We’re a long way from the Gallagher-style world-beating oratory most new bands feel obliged to take part in, that’s for sure. As well as full time real jobs, two thirds of Men – Mike and Jem – also play in surprisingly mellow post-hardcore act Pennines, and it soon becomes clear that these are men playing for fun rather than finance. 

“Everything to me is a hobby, really. It’s the same for all of us – they’re expensive hobbies, but…” Mike lowers his voice. “But I don’t view it as any different to most of the people I work with playing football on a Sunday, or something. It’s kind of at the same level to me”.

We could have guessed. After all, Men do have more than a whiff of commercial suicide about them. Perhaps their most radio-friendly song to date is entitled ‘Big Fucker’ – by the band’s admission a “working title that never got changed” – and all their studio recordings thus far have been released for free. Mike refuses to even consider the band as a viable career move. “You throw so much money into petrol, travelling, practice, everything like that – even if I did this for the rest of my life I don’t think there’d ever be any kind of financial return from it. So doing it for financial reasons would be the dumbest thing ever, I think. The fact is it’s loads of fun, you get to hang out with some really nice people and that’s why we still do it.”

Maybe this is the future of UK music in an environment where, quite simply, not enough people pay for their music. Artists don’t make nearly enough from proposed legal solutions like Spotify and no one, not Lord Mandelson, not the major labels and certainly not Lily Allen, seems to know what to do about it.

If the artists themselves can’t make a living out of music it follows that we’ll have to start looking to talented hobbyists for the best of it; weekend punks with enough fire in their bellies to keep at it without the promise of private jets and supermodel girlfriends at the finish line. And let’s make this clear now – Men are really, really talented hobbyists.

The trio have been playing together for “probably about five years” in various different incarnations of the band. Most recently they were Fun! Yeah! but a departing keyboard player provided them with an opportunity to change the name. “We just wanted something with a single syllable, and so we went with Men, because it made us laugh. Anything that encourages heterosexual males to state that they love Men is a positive thing in my eyes”.

As Men, they started to write winding punk tracks, unashamedly melodic and interlaced with Jem’s yelping of things like, “Turned on! / The extremities are safe!”

Already though, they’re a band in transition. More recent songs from sessions in June unveiled new skills to add to their collective CV; the likes of ‘Calculators’ feature an altogether more measured sound, with lyrics distinguishable and genuine – if yelled – vocal harmonies in places.

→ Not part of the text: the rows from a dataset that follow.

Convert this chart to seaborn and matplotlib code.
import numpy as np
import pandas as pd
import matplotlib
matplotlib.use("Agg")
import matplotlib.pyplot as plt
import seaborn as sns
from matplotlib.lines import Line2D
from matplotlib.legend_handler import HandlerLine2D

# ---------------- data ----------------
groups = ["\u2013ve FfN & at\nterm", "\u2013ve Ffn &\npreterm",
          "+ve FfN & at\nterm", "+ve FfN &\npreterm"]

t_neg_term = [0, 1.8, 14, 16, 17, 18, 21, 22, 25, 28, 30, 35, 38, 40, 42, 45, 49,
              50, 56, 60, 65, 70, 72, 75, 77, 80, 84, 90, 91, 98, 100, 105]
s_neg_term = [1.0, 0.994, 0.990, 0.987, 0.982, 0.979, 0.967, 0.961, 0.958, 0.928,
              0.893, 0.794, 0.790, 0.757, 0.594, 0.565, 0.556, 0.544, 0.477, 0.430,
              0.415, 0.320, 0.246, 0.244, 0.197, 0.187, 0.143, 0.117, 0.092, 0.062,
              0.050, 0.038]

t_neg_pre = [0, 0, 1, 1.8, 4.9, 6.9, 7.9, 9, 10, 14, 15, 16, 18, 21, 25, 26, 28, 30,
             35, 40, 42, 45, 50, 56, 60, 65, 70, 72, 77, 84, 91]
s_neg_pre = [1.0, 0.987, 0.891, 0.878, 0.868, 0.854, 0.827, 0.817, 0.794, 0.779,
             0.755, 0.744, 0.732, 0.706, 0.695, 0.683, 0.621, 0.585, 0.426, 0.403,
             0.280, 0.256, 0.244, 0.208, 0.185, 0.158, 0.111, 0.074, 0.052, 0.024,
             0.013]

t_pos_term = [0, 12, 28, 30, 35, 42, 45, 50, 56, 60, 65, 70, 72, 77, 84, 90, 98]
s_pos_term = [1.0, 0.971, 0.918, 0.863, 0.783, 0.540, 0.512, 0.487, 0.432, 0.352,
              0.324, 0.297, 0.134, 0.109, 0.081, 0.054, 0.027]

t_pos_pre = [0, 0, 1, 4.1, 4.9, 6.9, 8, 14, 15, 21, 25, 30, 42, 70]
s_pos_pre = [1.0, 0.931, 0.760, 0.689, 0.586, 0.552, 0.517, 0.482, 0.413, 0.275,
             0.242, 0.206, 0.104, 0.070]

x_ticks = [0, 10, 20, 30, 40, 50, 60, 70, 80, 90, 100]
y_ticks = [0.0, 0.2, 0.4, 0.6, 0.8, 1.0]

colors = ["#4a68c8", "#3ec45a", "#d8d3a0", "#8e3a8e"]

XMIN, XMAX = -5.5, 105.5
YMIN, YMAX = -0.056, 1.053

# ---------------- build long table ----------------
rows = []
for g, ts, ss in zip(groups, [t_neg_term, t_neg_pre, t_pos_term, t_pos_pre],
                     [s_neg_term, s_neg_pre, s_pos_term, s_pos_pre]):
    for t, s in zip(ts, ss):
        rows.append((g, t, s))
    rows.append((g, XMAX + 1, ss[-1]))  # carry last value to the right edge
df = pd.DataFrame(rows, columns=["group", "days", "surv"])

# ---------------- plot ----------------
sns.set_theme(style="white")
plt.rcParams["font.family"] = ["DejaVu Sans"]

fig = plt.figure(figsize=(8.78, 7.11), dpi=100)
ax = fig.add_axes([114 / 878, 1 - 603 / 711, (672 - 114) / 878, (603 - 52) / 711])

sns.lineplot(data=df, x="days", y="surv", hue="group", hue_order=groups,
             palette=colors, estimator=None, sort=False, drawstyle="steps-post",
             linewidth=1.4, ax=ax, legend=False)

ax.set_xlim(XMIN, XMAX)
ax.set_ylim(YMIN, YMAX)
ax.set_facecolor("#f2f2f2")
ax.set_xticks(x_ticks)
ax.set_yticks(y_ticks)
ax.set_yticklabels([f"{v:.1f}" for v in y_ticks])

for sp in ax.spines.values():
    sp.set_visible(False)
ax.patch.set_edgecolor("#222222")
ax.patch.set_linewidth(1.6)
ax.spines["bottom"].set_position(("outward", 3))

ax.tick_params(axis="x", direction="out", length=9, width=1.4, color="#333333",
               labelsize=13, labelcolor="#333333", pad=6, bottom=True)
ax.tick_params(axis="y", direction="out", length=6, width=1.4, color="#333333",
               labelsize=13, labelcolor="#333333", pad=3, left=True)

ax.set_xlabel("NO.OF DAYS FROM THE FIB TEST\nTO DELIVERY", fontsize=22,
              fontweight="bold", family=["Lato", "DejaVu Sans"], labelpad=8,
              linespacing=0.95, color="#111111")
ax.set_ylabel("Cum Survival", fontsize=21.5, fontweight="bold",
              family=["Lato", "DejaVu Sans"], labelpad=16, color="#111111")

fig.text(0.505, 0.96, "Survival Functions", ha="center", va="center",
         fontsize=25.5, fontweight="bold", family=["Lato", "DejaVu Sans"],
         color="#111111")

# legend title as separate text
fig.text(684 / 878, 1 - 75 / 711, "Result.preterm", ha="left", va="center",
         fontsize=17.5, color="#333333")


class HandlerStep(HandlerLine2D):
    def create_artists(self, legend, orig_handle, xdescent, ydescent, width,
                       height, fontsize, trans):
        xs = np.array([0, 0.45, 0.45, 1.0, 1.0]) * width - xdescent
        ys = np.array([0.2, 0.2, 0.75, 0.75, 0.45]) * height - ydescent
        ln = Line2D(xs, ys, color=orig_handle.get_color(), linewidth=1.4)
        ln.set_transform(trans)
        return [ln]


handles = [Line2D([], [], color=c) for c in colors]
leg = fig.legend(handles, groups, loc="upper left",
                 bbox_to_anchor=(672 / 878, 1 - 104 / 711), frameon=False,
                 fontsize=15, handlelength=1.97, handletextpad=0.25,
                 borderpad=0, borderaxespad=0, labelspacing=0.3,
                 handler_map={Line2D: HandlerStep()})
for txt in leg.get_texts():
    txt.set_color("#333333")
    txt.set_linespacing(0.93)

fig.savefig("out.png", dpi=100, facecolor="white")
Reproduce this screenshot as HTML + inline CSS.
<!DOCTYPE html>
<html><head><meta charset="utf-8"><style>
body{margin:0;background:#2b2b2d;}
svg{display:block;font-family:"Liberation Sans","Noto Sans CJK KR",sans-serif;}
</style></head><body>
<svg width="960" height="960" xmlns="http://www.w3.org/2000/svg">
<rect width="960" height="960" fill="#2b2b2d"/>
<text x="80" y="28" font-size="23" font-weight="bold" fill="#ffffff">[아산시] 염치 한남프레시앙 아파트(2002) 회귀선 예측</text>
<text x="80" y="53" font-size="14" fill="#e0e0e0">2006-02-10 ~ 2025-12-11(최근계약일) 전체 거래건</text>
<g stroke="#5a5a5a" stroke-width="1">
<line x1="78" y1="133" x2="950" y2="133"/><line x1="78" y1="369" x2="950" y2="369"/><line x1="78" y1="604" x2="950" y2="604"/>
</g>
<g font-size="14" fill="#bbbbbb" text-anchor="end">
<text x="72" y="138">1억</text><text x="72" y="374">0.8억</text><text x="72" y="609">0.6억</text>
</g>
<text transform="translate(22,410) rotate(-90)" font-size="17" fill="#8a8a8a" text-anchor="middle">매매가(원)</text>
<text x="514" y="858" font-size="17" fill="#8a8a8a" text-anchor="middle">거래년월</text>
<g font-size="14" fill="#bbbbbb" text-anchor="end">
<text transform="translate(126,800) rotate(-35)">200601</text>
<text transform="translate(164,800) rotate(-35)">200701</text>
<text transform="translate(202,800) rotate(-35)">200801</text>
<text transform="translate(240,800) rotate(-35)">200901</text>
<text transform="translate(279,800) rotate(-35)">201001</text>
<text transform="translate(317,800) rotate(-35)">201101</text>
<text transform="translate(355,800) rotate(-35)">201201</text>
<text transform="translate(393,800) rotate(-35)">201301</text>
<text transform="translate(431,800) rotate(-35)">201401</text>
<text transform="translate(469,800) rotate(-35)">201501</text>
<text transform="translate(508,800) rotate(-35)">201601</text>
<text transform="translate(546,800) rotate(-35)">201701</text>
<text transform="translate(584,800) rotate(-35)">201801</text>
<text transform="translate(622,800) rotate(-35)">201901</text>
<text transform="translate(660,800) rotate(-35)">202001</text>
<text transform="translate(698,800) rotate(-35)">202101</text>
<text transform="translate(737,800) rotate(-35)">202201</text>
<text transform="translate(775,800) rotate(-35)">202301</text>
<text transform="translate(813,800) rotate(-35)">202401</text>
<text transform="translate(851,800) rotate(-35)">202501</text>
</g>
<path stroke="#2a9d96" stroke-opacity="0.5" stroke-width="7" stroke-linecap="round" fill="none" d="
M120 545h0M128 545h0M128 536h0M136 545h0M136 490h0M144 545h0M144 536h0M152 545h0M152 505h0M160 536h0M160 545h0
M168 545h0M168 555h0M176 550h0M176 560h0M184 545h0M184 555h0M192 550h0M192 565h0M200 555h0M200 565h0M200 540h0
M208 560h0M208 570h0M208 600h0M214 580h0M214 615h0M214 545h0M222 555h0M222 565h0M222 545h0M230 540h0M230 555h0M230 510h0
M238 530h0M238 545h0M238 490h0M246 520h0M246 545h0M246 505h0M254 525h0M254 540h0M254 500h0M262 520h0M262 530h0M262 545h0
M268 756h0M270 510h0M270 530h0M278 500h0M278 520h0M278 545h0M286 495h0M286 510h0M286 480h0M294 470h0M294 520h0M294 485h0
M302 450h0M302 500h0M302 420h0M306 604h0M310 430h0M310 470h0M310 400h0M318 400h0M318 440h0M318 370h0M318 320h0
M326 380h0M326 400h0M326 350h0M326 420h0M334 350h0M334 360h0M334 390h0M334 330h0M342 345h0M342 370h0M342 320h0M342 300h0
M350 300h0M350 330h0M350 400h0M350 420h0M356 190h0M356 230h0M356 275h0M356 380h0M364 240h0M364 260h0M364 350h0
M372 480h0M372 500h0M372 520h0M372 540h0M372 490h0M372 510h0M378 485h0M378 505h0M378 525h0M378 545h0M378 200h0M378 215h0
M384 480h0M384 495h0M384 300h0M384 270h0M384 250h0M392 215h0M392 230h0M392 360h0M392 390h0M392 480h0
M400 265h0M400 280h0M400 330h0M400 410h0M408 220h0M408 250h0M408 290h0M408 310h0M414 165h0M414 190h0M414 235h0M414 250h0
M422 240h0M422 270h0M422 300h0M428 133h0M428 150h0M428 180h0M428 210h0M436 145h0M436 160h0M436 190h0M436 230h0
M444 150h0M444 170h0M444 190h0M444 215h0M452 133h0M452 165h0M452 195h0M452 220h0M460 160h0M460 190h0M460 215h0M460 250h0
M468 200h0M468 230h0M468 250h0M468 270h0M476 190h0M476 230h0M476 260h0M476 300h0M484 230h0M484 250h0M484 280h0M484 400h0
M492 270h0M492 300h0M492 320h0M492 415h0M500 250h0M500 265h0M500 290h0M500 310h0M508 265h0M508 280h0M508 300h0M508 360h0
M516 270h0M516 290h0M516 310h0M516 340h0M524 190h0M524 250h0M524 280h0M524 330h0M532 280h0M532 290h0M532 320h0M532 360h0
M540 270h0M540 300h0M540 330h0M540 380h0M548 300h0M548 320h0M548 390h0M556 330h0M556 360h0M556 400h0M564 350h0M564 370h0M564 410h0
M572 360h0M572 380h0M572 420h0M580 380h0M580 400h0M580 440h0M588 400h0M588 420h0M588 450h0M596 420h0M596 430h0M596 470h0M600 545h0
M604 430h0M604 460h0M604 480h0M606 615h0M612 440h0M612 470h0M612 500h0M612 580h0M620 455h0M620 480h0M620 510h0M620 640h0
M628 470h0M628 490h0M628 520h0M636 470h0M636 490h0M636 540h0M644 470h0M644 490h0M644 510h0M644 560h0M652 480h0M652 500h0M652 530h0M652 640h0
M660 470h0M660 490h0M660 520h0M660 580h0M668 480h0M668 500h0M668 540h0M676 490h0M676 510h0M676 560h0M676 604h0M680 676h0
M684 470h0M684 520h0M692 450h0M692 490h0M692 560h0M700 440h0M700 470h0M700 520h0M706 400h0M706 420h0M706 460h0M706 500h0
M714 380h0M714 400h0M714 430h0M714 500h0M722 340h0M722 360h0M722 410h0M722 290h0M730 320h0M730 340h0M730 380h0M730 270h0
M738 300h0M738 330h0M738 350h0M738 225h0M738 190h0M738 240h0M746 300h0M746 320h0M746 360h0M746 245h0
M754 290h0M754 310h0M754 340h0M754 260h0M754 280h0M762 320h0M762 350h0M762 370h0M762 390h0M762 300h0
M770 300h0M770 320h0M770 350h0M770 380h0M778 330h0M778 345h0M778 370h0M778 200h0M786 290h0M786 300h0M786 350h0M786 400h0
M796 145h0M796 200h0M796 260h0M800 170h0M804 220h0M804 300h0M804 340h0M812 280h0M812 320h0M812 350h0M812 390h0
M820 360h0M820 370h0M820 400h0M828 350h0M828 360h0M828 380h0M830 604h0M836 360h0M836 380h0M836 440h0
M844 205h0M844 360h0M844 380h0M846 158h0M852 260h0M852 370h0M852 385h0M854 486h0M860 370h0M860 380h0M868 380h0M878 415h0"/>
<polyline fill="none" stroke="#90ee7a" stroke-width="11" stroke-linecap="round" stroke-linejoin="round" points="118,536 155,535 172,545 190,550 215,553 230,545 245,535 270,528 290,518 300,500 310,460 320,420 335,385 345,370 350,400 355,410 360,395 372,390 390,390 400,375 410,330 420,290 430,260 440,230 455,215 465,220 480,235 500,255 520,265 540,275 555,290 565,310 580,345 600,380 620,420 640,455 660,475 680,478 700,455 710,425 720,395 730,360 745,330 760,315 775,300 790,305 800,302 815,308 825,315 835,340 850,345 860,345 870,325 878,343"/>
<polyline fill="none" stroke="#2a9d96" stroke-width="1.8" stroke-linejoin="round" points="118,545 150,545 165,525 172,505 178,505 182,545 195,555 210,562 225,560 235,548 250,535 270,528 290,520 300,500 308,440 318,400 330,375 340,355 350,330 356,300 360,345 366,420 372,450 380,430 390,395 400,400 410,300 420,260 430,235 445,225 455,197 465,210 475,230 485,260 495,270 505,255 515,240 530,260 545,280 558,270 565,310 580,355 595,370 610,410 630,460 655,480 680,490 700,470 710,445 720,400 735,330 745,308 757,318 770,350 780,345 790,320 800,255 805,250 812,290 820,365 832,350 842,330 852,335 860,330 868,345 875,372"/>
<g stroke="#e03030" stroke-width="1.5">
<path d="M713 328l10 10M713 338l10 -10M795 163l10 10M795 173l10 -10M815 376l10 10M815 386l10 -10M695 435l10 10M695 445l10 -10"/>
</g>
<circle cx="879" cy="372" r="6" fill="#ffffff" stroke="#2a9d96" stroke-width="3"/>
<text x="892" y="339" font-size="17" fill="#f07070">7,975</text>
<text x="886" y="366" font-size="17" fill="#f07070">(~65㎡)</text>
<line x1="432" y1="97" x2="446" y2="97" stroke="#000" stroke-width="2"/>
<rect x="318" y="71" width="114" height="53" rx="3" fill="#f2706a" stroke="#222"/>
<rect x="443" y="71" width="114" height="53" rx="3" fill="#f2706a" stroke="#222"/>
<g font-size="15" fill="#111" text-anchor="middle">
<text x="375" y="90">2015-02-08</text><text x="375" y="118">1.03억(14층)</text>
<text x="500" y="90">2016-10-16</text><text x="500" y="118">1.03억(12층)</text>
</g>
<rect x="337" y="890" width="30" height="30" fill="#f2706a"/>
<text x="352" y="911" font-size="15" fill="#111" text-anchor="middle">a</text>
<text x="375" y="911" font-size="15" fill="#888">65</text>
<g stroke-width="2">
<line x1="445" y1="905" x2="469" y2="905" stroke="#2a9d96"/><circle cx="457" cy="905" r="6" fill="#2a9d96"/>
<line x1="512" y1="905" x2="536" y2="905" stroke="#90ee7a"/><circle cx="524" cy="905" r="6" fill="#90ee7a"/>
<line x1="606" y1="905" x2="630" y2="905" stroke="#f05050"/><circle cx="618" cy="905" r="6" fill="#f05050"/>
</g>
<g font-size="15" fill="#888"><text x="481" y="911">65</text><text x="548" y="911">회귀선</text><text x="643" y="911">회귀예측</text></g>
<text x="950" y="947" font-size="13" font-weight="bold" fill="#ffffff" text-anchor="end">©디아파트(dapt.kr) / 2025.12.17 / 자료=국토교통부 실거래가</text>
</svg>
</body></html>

“We kind of moved away from riff-based stuff, where me and Jem would be playing the same thing, trying to make things a little bit more structured. Then all of a sudden Carl started singing, which he’s never really done before, and it was just absolutely amazing. We were all kind of shocked”.

There’s a positivity in Men’s songs that we suggest is lacking in a UK music scene filled with bands terrified of being dubbed the new Wombats, but Mike disagrees: “It depends on the kind of stuff you listen to but if you go back a few years and look at somewhere like Wakefield, for instance, you had Dugong and Nathaniel Green – it’s all positive and it’s all really good. From our perspective, all we’re trying to do is sound like a cross between Dillinger 4 and Huey Lewis and The News. I don’t know whether we actually pull it off or not. We’re all old punks who just love pop, really”.

Ah yes, Huey Lewis, pop-rock pioneer of the late ‘80s and also namesake of Mike’s son. “He obviously doesn’t know that yet, ‘cos he’s only one, but when he’s older I’ll introduce him to the first Huey Lewis and The News record and he’ll understand”.

As the interview draws to a close and Mike returns to his desk, we begin to understand something ourselves: Men might just be our new part-time heroes.